▸ RECORDS
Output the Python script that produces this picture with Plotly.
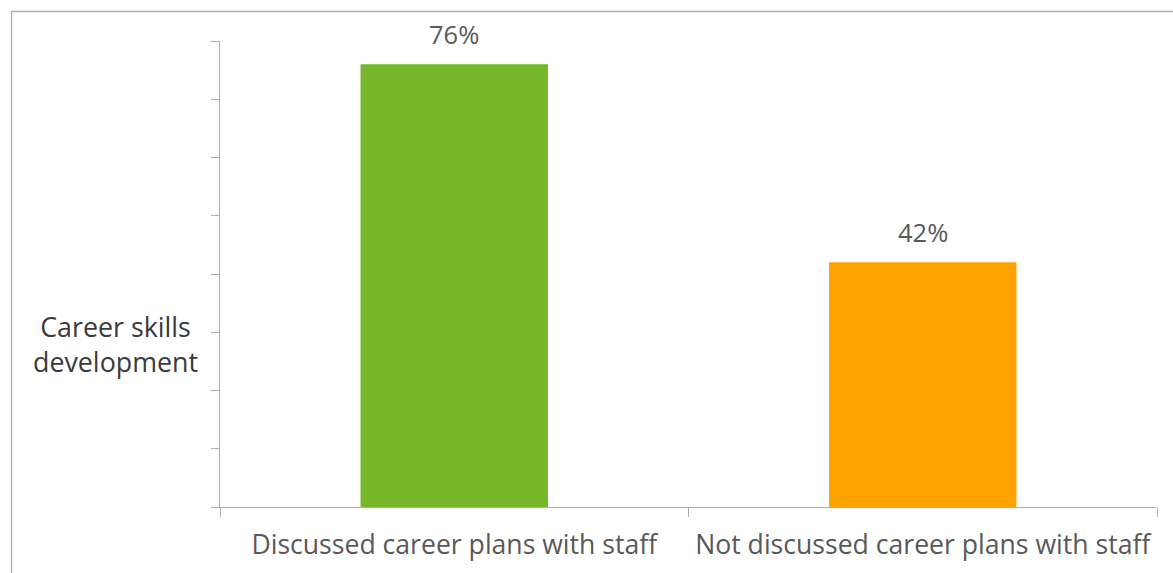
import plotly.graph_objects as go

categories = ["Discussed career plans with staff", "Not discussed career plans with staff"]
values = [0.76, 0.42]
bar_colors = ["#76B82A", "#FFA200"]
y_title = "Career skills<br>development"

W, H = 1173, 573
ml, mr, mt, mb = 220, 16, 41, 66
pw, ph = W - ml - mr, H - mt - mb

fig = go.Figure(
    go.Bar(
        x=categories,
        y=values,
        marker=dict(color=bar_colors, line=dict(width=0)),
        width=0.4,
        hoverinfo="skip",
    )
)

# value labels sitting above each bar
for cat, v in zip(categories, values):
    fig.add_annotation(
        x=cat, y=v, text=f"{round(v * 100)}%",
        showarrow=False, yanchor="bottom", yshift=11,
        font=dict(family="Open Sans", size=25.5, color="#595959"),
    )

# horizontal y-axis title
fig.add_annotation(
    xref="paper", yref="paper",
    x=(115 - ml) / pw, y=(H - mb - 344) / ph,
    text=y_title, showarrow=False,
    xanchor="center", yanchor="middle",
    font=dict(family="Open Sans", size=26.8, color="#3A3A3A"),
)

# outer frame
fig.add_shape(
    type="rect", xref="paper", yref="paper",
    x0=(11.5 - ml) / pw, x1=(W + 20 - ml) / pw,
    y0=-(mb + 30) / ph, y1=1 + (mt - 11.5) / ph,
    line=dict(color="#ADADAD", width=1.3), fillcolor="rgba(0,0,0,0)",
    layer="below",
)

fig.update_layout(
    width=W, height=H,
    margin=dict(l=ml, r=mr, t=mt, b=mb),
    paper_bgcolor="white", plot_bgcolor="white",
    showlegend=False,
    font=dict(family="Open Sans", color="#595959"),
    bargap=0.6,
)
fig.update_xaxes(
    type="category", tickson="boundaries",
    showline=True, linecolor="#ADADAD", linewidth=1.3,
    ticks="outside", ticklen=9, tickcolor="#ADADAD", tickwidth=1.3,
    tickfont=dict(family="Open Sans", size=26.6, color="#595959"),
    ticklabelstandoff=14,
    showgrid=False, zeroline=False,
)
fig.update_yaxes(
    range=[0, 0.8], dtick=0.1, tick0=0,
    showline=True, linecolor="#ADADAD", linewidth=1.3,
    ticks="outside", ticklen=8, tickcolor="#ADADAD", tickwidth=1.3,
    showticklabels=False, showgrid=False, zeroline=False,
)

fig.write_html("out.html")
==
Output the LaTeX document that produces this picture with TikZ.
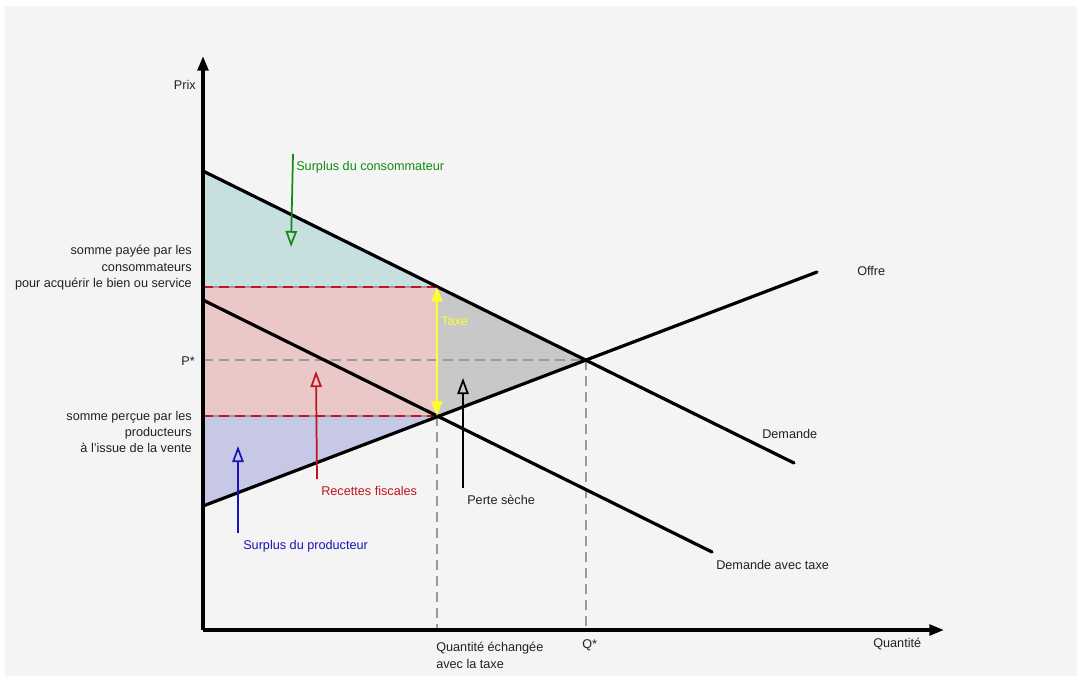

▸ OBJECTIVE
Leave the pictures out, then copy word for word only the lines from the one containing "Output the Python" through the one containing "import plotly.graph_objects as go", both included.

▸ WRITTEN SOLUTION
Output the Python script that produces this picture with Plotly.
import plotly.graph_objects as go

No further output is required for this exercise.